In ten years we’ll probably still look back with incredulity that the US had ever sunk so low as to elect Trump, but the world moves on and the bad ones are more or less forgotten. I suspect in three years America will have a comprehensive climate change policy, if they’re really stupid it’ll take six years, but it will happen. Australia? We’re not that smart, so who knows.
LBJ was anything but a bumbling idiot. He was an excellent and experienced politician. His civil rights legislation, the voting rights act, his immigration act and his War on Poverty were resolutely anti-racist and helped millions of Americans. It was the other war wot did him in.
A very sound rejection of the totally inaccuratr characterization of LBJ by the orignial post. Even critics concede Johnson was a political colossus, probably the greatest legislator ever to sit in the White House, whose education, environmental and civil rights programmes were massive advances. As one commentator said at the anniversary of Johnson’s landmark voting rights, America was going to have to end segregation but it was difficult to see how without LBJ’s leadership. Johnson also knew the political cost of the transaction, which would sunder the New Deal coalition – he said after signing the bill that the Democrats had lost the south and blue collars for at.least a generation.
You are wrong about LBJ. Apart from continuing the Vietnam war he had a record of progressive achievements.
“Is there some direct comparison between the two?

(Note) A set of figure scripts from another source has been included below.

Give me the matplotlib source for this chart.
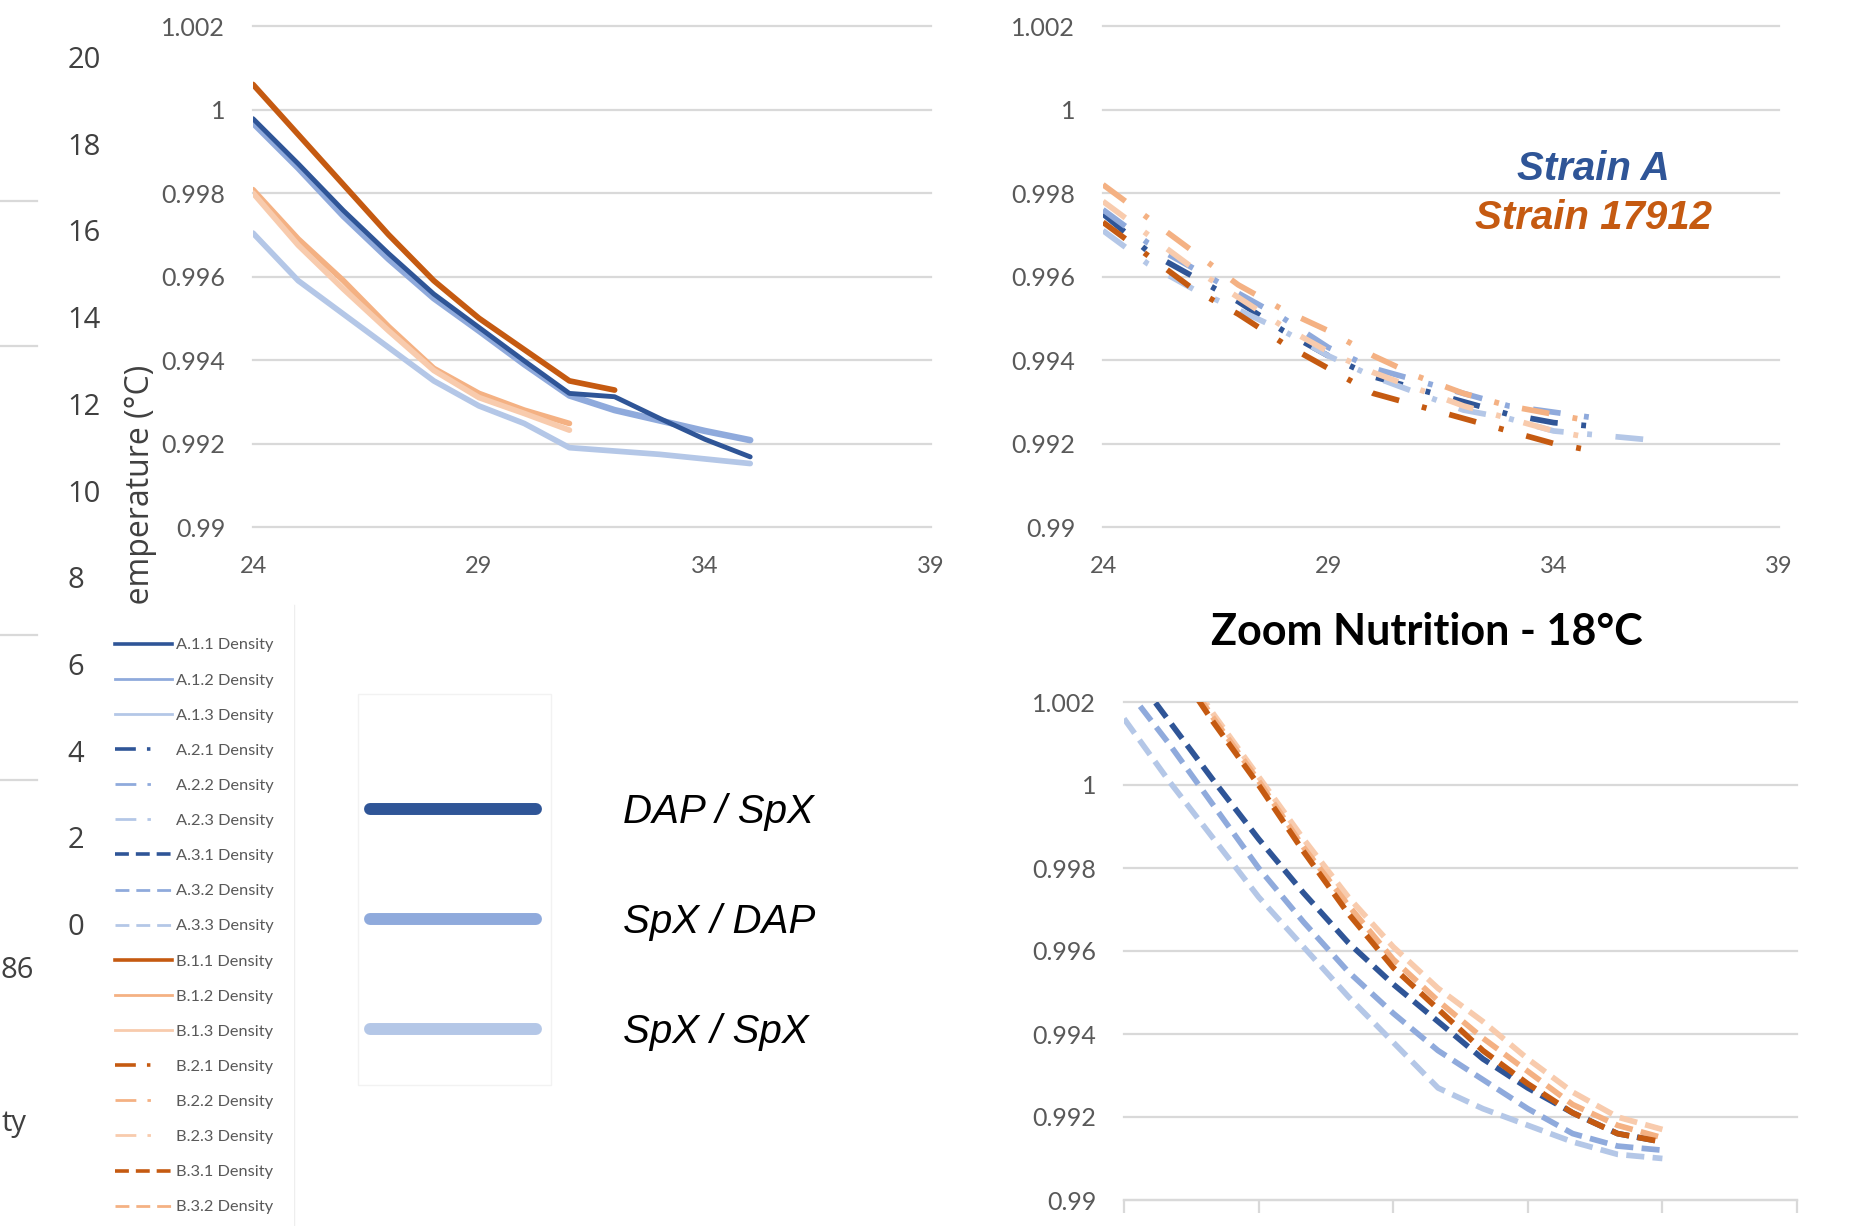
import matplotlib
matplotlib.use("Agg")
import matplotlib.pyplot as plt
from matplotlib.lines import Line2D
from matplotlib.patches import Rectangle
import numpy as np

plt.rcParams['font.family'] = ['Lato', 'DejaVu Sans']
plt.rcParams['lines.scale_dashes'] = False

W, H = 1860, 1226


def box(x0, y0, x1, y1):
    # pixel box (origin top-left) -> figure rect
    return [x0 / W, 1 - y1 / H, (x1 - x0) / W, (y1 - y0) / H]


# ---- data ----
t24_31 = list(range(24, 32))
t24_32 = list(range(24, 33))
t24_35 = list(range(24, 36))
t24_36 = list(range(24, 37))

# top-left chart (series .1)
A11 = [0.99978, 0.9987, 0.99758, 0.99655, 0.99558, 0.99478, 0.99398, 0.9932, 0.99312, 0.9926, 0.9921, 0.99168]
A12 = [0.99968, 0.9986, 0.99745, 0.99642, 0.99548, 0.9947, 0.9939, 0.99315, 0.9928, 0.99255, 0.9923, 0.99208]
A13 = [0.99704, 0.9959, 0.9951, 0.9943, 0.9935, 0.9929, 0.99248, 0.9919, 0.99182, 0.99174, 0.99163, 0.99152]
B11 = [1.0006, 0.9994, 0.9982, 0.9970, 0.9959, 0.9950, 0.99425, 0.9935, 0.99328]
B12 = [0.99808, 0.9969, 0.9959, 0.9948, 0.9938, 0.9932, 0.9928, 0.99248]
B13 = [0.9980, 0.99675, 0.9957, 0.9947, 0.99375, 0.9931, 0.99272, 0.99232]

# top-right chart (series .2)
A21 = [0.9975, 0.9966, 0.9960, 0.9954, 0.9947, 0.9941, 0.9936, 0.9933, 0.9930, 0.9927, 0.9925, 0.9924]
A22 = [0.9976, 0.9968, 0.9962, 0.9956, 0.9950, 0.9943, 0.9938, 0.9935, 0.9932, 0.9929, 0.99275, 0.9926]
A23 = [0.9971, 0.9963, 0.9957, 0.9952, 0.9947, 0.9941, 0.9936, 0.9932, 0.9928, 0.9926, 0.9923, 0.9922, 0.9921]
B21 = [0.9973, 0.9965, 0.9957, 0.9951, 0.9944, 0.9938, 0.9932, 0.9929, 0.9926, 0.9923, 0.9920, 0.9918]
B22 = [0.9982, 0.9974, 0.9966, 0.9958, 0.9952, 0.9947, 0.9941, 0.9936, 0.9932, 0.9929, 0.9927, 0.9925]
B23 = [0.9978, 0.9970, 0.9962, 0.9955, 0.9948, 0.9942, 0.9937, 0.9933, 0.9929, 0.9926, 0.9923, 0.9921]

# bottom-right chart (series .3)
A31 = [1.0030, 1.00155, 1.0001, 0.9987, 0.9974, 0.9962, 0.9952, 0.9943, 0.9934, 0.9927, 0.9921, 0.9916, 0.9914]
A32 = [1.0024, 1.0010, 0.9995, 0.9980, 0.9967, 0.9955, 0.9945, 0.9936, 0.9929, 0.9922, 0.9916, 0.9913, 0.9912]
A33 = [1.0016, 1.0001, 0.9987, 0.9973, 0.9961, 0.9949, 0.9938, 0.9927, 0.9922, 0.9918, 0.9914, 0.9911, 0.9910]
B31 = [1.0047, 1.0031, 1.0015, 1.0000, 0.9984, 0.9969, 0.9956, 0.9946, 0.9936, 0.9928, 0.9921, 0.9916, 0.9914]
B32 = [1.0048, 1.0032, 1.0016, 1.0001, 0.9985, 0.9971, 0.9958, 0.9948, 0.9939, 0.9931, 0.9923, 0.9918, 0.9915]
B33 = [1.0049, 1.0033, 1.0017, 1.0002, 0.9987, 0.9973, 0.9961, 0.9951, 0.9943, 0.9934, 0.9926, 0.9920, 0.9917]

y_ticks = [0.99, 0.992, 0.994, 0.996, 0.998, 1.0, 1.002]
y_labels = ['0.99', '0.992', '0.994', '0.996', '0.998', '1', '1.002']
bg_ticks = list(range(0, 21, 2))

legend_names = ['A.1.1 Density', 'A.1.2 Density', 'A.1.3 Density',
                'A.2.1 Density', 'A.2.2 Density', 'A.2.3 Density',
                'A.3.1 Density', 'A.3.2 Density', 'A.3.3 Density',
                'B.1.1 Density', 'B.1.2 Density', 'B.1.3 Density',
                'B.2.1 Density', 'B.2.2 Density', 'B.2.3 Density',
                'B.3.1 Density', 'B.3.2 Density']
combo_names = ['DAP / SpX', 'SpX / DAP', 'SpX / SpX']

DB, MB, LB = '#2F5597', '#8FAADC', '#B4C7E7'
DO, MO, LO = '#C55A11', '#F4B183', '#F8CBAD'
GRID = '#d9d9d9'
TICK = '#595959'

DASHDOT = (0, (20, 17, 3.5, 17))
DASHED = (0, (13, 6))
LW = 4.1

fig = plt.figure(figsize=(W / 100, H / 100), dpi=100)


def style(ax, xticks, show_x=True):
    ax.set_ylim(0.99, 1.002)
    ax.set_xlim(24, 39)
    ax.set_yticks(y_ticks)
    ax.set_yticklabels(y_labels)
    ax.set_xticks(xticks)
    for s in ax.spines.values():
        s.set_visible(False)
    ax.grid(axis='y', color=GRID, lw=1.6)
    for g in ax.get_ygridlines():
        g.set_clip_on(False)
    ax.set_axisbelow(True)
    ax.tick_params(axis='y', length=0, labelsize=18, labelcolor=TICK, pad=20)
    ax.tick_params(axis='x', length=0, labelsize=17, labelcolor=TICK, pad=21,
                   labelbottom=show_x)
    ax.patch.set_alpha(0)


# ---- background chart fragment (left edge) ----
bg = fig.add_axes(box(0, 57, 37, 924))
bg.set_ylim(0, 20)
bg.set_yticks(bg_ticks)
bg.set_yticks(np.linspace(0, 20, 7), minor=True)
bg.yaxis.tick_right()
bg.tick_params(axis='y', which='both', length=0, labelsize=21, labelcolor='#404040', pad=22)
bg.set_xticks([])
for lbl in bg.get_yticklabels():
    lbl.set_family('Open Sans')
bg.grid(axis='y', which='minor', color=GRID, lw=1.6)
for t in bg.yaxis.get_minor_ticks():
    t.gridline.set_clip_on(False)
for s in bg.spines.values():
    s.set_visible(False)
bg.patch.set_alpha(0)
fig.text(1 / W, 1 - 970 / H, '86', ha='left', va='center', fontsize=21,
         color='#404040', family='Open Sans', zorder=2)
fig.text(1 / W, 1 - 1123 / H, 'ty', ha='left', va='center', fontsize=21,
         color='#404040', family='Open Sans', zorder=2)
fig.text(140 / W, 1 - 622 / H, 'Temperature (°C)', rotation=90, ha='center', va='bottom',
         fontsize=23, color='#404040', family='Open Sans', zorder=2)

# ---- top-left: solid series ----
ax1 = fig.add_axes(box(253, 26, 931, 527))
style(ax1, [24, 29, 34, 39])
ax1.plot(t24_35, A12, color=MB, lw=LW + 0.6, solid_capstyle='round')
ax1.plot(t24_35, A11, color=DB, lw=LW - 0.6, solid_capstyle='round')
ax1.plot(t24_35, A13, color=LB, lw=LW, solid_capstyle='round')
ax1.plot(t24_32, B11, color=DO, lw=LW, solid_capstyle='round')
ax1.plot(t24_31, B12, color=MO, lw=LW, solid_capstyle='round')
ax1.plot(t24_31, B13, color=LO, lw=LW, solid_capstyle='round')

# ---- top-right: dash-dot series ----
ax2 = fig.add_axes(box(1103, 26, 1779, 527))
style(ax2, [24, 29, 34, 39])
ax2.plot(t24_35, A21, color=DB, lw=LW, ls=DASHDOT)
ax2.plot(t24_35, A22, color=MB, lw=LW, ls=DASHDOT)
ax2.plot(t24_36, A23, color=LB, lw=LW, ls=DASHDOT)
ax2.plot(t24_35, B21, color=DO, lw=LW, ls=DASHDOT)
ax2.plot(t24_35, B22, color=MO, lw=LW, ls=DASHDOT)
ax2.plot(t24_35, B23, color=LO, lw=LW, ls=DASHDOT)
fig.text(1593 / W, 1 - 169 / H, 'Strain A', ha='center', va='center', fontsize=29,
         color=DB, family='Liberation Sans', weight='bold', style='italic')
fig.text(1593 / W, 1 - 218 / H, 'Strain 17912', ha='center', va='center', fontsize=29,
         color=DO, family='Liberation Sans', weight='bold', style='italic')

# ---- bottom-right: dashed series ----
ax3 = fig.add_axes(box(1124, 702, 1797, 1200))
style(ax3, [24, 27, 30, 33, 36, 39], show_x=False)
ax3.spines['bottom'].set_visible(True)
ax3.spines['bottom'].set_color(GRID)
ax3.spines['bottom'].set_linewidth(1.6)
ax3.tick_params(axis='x', length=9, width=1.6, color=GRID, direction='out')
ax3.plot(t24_36, A31, color=DB, lw=LW, ls=DASHED)
ax3.plot(t24_36, A32, color=MB, lw=LW, ls=DASHED)
ax3.plot(t24_36, A33, color=LB, lw=LW, ls=DASHED)
ax3.plot(t24_36, B33, color=LO, lw=LW, ls=DASHED)
ax3.plot(t24_36, B32, color=MO, lw=LW, ls=DASHED)
ax3.plot(t24_36, B31, color=DO, lw=LW, ls=DASHED)
fig.text(1427 / W, 1 - 632 / H, 'Zoom Nutrition - 18°C', ha='center', va='center',
         fontsize=31, weight='bold', color='black')

# ---- legend panel (covers the left fragment) ----
fig.patches.append(Rectangle((108 / W, 0), (294 - 108) / W, 1 - 605 / H,
                             transform=fig.transFigure, facecolor='white',
                             edgecolor='none', zorder=3))
fig.add_artist(Line2D([294 / W, 294 / W], [0, 1 - 605 / H], transform=fig.transFigure,
                      color='#eeeeee', lw=1.0, zorder=3))
handles = []
ls_map = {1: '-', 2: (0, (15, 8, 2.5, 16)), 3: (0, (10, 5))}
for name in legend_names:
    g = name[0]
    k = int(name[2])
    j = int(name[4])
    cols = (DB, MB, LB) if g == 'A' else (DO, MO, LO)
    handles.append(Line2D([], [], color=cols[j - 1], ls=ls_map[k],
                          lw=2.6 if j == 1 else 2.0))
leg1 = fig.legend(handles, legend_names, loc='upper left',
                  bbox_to_anchor=(115 / W, 1 - 638 / H), frameon=False,
                  borderpad=0, borderaxespad=0, fontsize=11.8,
                  handlelength=3.48, handletextpad=0.24, labelspacing=1.26)
for t in leg1.get_texts():
    t.set_color(TICK)

# ---- second legend (combinations) ----
fig.patches.append(Rectangle((358 / W, 1 - 1085 / H), (551 - 358) / W, (1085 - 694) / H,
                             transform=fig.transFigure, facecolor='white',
                             edgecolor='#f2f2f2', lw=1.0, zorder=3))
combo_handles = [Line2D([], [], color=c, lw=8.6, solid_capstyle='round') for c in (DB, MB, LB)]
leg2 = fig.legend(combo_handles, combo_names, loc='upper left',
                  bbox_to_anchor=(370 / W, 1 - 793 / H), frameon=False,
                  borderpad=0, borderaxespad=0,
                  prop={'family': 'Liberation Sans', 'style': 'italic', 'size': 29},
                  handlelength=4.12, handletextpad=2.16, labelspacing=1.79)

fig.savefig('out.png', dpi=100)
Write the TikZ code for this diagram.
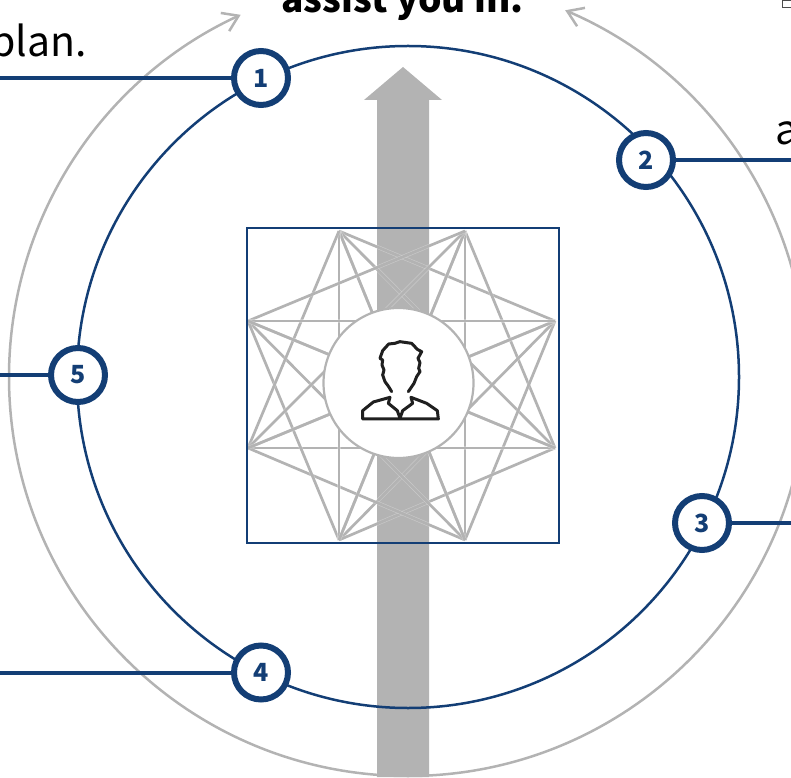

Trump thinks so, calling Johnson “Britain’s Trump””
Pauline Hanson won’t like that, she reckons Trump is a take off of her very own self; and one of her big supporters is now in jail.
Not a big fan of much of BK’s writing, but he nailed it on this. Nice inclusion of a very apt Waugh quote.
Parasites is indeed the correct word. Both are also incredibly dishonest. Boris has no concept of the truth and has rarely told it, Trump has a history of crooked deals and corrupt practices which have been on the record for years, but which no one thought important apparently.